# Aim of the exercise:
Write out the full listing exactly as given, minus the images.

# Data provided:
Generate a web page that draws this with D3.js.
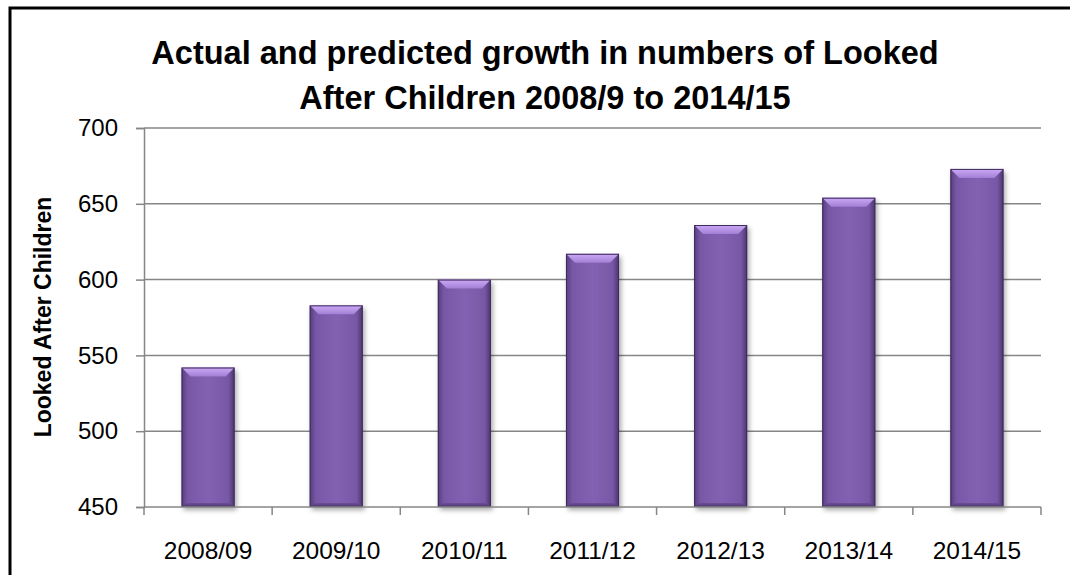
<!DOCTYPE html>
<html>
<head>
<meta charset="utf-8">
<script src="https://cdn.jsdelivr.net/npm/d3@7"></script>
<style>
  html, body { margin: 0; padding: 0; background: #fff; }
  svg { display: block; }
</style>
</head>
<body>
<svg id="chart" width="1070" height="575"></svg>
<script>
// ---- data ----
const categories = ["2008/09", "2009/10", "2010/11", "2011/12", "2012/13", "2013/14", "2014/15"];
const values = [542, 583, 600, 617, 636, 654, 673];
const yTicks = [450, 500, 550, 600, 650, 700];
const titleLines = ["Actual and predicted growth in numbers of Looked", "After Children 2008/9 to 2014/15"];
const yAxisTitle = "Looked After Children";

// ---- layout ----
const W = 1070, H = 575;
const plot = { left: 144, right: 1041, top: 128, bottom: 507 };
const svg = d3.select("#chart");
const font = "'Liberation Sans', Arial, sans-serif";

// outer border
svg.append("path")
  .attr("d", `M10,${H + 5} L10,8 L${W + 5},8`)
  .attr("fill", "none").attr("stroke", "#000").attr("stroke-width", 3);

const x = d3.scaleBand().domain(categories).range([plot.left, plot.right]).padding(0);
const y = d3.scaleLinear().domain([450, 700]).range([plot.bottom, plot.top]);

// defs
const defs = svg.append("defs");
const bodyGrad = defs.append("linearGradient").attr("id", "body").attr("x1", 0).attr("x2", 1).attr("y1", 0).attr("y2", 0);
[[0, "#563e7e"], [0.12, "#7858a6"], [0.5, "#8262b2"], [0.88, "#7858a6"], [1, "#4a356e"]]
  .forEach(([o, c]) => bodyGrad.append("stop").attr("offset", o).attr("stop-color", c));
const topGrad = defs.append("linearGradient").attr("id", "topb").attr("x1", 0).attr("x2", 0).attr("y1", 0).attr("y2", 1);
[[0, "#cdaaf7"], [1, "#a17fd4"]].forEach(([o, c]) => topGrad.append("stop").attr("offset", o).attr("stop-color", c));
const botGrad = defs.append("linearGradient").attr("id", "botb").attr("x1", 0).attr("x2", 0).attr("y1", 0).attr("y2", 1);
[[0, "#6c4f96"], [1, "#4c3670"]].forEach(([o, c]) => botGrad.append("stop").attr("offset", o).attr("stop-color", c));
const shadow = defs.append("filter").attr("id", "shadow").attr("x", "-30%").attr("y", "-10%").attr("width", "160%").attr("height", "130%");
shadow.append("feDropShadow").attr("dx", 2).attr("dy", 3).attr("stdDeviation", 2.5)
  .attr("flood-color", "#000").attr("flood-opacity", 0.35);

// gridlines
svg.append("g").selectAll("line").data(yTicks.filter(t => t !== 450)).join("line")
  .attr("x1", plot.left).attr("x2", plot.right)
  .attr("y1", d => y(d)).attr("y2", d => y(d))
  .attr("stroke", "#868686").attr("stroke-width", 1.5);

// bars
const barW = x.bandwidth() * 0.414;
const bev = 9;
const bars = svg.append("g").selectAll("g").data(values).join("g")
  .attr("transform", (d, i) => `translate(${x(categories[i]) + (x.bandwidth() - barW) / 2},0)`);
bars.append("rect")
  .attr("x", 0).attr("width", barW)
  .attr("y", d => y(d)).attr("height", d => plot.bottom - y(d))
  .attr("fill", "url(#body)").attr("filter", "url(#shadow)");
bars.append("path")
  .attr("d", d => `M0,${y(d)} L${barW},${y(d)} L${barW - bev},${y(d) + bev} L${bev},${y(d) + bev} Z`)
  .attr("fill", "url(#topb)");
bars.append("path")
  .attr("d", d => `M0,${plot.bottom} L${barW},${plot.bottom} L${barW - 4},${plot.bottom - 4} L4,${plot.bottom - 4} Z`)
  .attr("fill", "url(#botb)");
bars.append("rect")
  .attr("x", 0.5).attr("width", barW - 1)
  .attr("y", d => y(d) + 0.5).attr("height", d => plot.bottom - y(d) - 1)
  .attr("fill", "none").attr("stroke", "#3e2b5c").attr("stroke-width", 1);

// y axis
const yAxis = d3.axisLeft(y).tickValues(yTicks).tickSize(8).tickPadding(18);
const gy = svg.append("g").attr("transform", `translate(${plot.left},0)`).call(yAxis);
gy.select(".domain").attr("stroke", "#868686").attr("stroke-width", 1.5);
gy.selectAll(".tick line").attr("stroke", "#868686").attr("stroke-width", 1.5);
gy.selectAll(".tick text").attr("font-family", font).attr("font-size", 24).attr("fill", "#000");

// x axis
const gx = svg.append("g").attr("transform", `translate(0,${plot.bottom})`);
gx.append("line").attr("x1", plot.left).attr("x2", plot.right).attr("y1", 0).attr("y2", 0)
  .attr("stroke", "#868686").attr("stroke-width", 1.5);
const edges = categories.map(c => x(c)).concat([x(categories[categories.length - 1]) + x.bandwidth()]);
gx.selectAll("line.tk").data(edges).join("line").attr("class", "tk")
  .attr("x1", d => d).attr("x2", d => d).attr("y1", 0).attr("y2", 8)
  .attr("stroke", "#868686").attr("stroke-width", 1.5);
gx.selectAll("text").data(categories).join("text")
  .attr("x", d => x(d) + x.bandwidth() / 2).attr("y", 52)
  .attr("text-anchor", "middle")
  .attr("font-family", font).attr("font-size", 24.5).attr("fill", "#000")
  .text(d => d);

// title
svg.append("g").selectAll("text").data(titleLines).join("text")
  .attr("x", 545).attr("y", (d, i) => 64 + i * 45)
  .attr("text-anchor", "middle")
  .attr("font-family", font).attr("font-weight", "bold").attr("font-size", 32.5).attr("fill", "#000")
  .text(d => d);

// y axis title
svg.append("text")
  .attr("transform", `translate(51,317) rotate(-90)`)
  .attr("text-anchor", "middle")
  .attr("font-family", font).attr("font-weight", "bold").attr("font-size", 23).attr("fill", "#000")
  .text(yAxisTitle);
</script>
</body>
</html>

# Task answer:
Generate a web page that draws this with D3.js.
<!DOCTYPE html>
<html>
<head>
<meta charset="utf-8">
<script src="https://cdn.jsdelivr.net/npm/d3@7"></script>
<style>
  html, body { margin: 0; padding: 0; background: #fff; }
  svg { display: block; }
</style>
</head>
<body>
<svg id="chart" width="1070" height="575"></svg>
<script>
// ---- data ----
const categories = ["2008/09", "2009/10", "2010/11", "2011/12", "2012/13", "2013/14", "2014/15"];
const values = [542, 583, 600, 617, 636, 654, 673];
const yTicks = [450, 500, 550, 600, 650, 700];
const titleLines = ["Actual and predicted growth in numbers of Looked", "After Children 2008/9 to 2014/15"];
const yAxisTitle = "Looked After Children";

// ---- layout ----
const W = 1070, H = 575;
const plot = { left: 144, right: 1041, top: 128, bottom: 507 };
const svg = d3.select("#chart");
const font = "'Liberation Sans', Arial, sans-serif";

// outer border
svg.append("path")
  .attr("d", `M10,${H + 5} L10,8 L${W + 5},8`)
  .attr("fill", "none").attr("stroke", "#000").attr("stroke-width", 3);

const x = d3.scaleBand().domain(categories).range([plot.left, plot.right]).padding(0);
const y = d3.scaleLinear().domain([450, 700]).range([plot.bottom, plot.top]);

// defs
const defs = svg.append("defs");
const bodyGrad = defs.append("linearGradient").attr("id", "body").attr("x1", 0).attr("x2", 1).attr("y1", 0).attr("y2", 0);
[[0, "#563e7e"], [0.12, "#7858a6"], [0.5, "#8262b2"], [0.88, "#7858a6"], [1, "#4a356e"]]
  .forEach(([o, c]) => bodyGrad.append("stop").attr("offset", o).attr("stop-color", c));
const topGrad = defs.append("linearGradient").attr("id", "topb").attr("x1", 0).attr("x2", 0).attr("y1", 0).attr("y2", 1);
[[0, "#cdaaf7"], [1, "#a17fd4"]].forEach(([o, c]) => topGrad.append("stop").attr("offset", o).attr("stop-color", c));
const botGrad = defs.append("linearGradient").attr("id", "botb").attr("x1", 0).attr("x2", 0).attr("y1", 0).attr("y2", 1);
[[0, "#6c4f96"], [1, "#4c3670"]].forEach(([o, c]) => botGrad.append("stop").attr("offset", o).attr("stop-color", c));
const shadow = defs.append("filter").attr("id", "shadow").attr("x", "-30%").attr("y", "-10%").attr("width", "160%").attr("height", "130%");
shadow.append("feDropShadow").attr("dx", 2).attr("dy", 3).attr("stdDeviation", 2.5)
  .attr("flood-color", "#000").attr("flood-opacity", 0.35);

// gridlines
svg.append("g").selectAll("line").data(yTicks.filter(t => t !== 450)).join("line")
  .attr("x1", plot.left).attr("x2", plot.right)
  .attr("y1", d => y(d)).attr("y2", d => y(d))
  .attr("stroke", "#868686").attr("stroke-width", 1.5);

// bars
const barW = x.bandwidth() * 0.414;
const bev = 9;
const bars = svg.append("g").selectAll("g").data(values).join("g")
  .attr("transform", (d, i) => `translate(${x(categories[i]) + (x.bandwidth() - barW) / 2},0)`);
bars.append("rect")
  .attr("x", 0).attr("width", barW)
  .attr("y", d => y(d)).attr("height", d => plot.bottom - y(d))
  .attr("fill", "url(#body)").attr("filter", "url(#shadow)");
bars.append("path")
  .attr("d", d => `M0,${y(d)} L${barW},${y(d)} L${barW - bev},${y(d) + bev} L${bev},${y(d) + bev} Z`)
  .attr("fill", "url(#topb)");
bars.append("path")
  .attr("d", d => `M0,${plot.bottom} L${barW},${plot.bottom} L${barW - 4},${plot.bottom - 4} L4,${plot.bottom - 4} Z`)
  .attr("fill", "url(#botb)");
bars.append("rect")
  .attr("x", 0.5).attr("width", barW - 1)
  .attr("y", d => y(d) + 0.5).attr("height", d => plot.bottom - y(d) - 1)
  .attr("fill", "none").attr("stroke", "#3e2b5c").attr("stroke-width", 1);

// y axis
const yAxis = d3.axisLeft(y).tickValues(yTicks).tickSize(8).tickPadding(18);
const gy = svg.append("g").attr("transform", `translate(${plot.left},0)`).call(yAxis);
gy.select(".domain").attr("stroke", "#868686").attr("stroke-width", 1.5);
gy.selectAll(".tick line").attr("stroke", "#868686").attr("stroke-width", 1.5);
gy.selectAll(".tick text").attr("font-family", font).attr("font-size", 24).attr("fill", "#000");

// x axis
const gx = svg.append("g").attr("transform", `translate(0,${plot.bottom})`);
gx.append("line").attr("x1", plot.left).attr("x2", plot.right).attr("y1", 0).attr("y2", 0)
  .attr("stroke", "#868686").attr("stroke-width", 1.5);
const edges = categories.map(c => x(c)).concat([x(categories[categories.length - 1]) + x.bandwidth()]);
gx.selectAll("line.tk").data(edges).join("line").attr("class", "tk")
  .attr("x1", d => d).attr("x2", d => d).attr("y1", 0).attr("y2", 8)
  .attr("stroke", "#868686").attr("stroke-width", 1.5);
gx.selectAll("text").data(categories).join("text")
  .attr("x", d => x(d) + x.bandwidth() / 2).attr("y", 52)
  .attr("text-anchor", "middle")
  .attr("font-family", font).attr("font-size", 24.5).attr("fill", "#000")
  .text(d => d);

// title
svg.append("g").selectAll("text").data(titleLines).join("text")
  .attr("x", 545).attr("y", (d, i) => 64 + i * 45)
  .attr("text-anchor", "middle")
  .attr("font-family", font).attr("font-weight", "bold").attr("font-size", 32.5).attr("fill", "#000")
  .text(d => d);

// y axis title
svg.append("text")
  .attr("transform", `translate(51,317) rotate(-90)`)
  .attr("text-anchor", "middle")
  .attr("font-family", font).attr("font-weight", "bold").attr("font-size", 23).attr("fill", "#000")
  .text(yAxisTitle);
</script>
</body>
</html>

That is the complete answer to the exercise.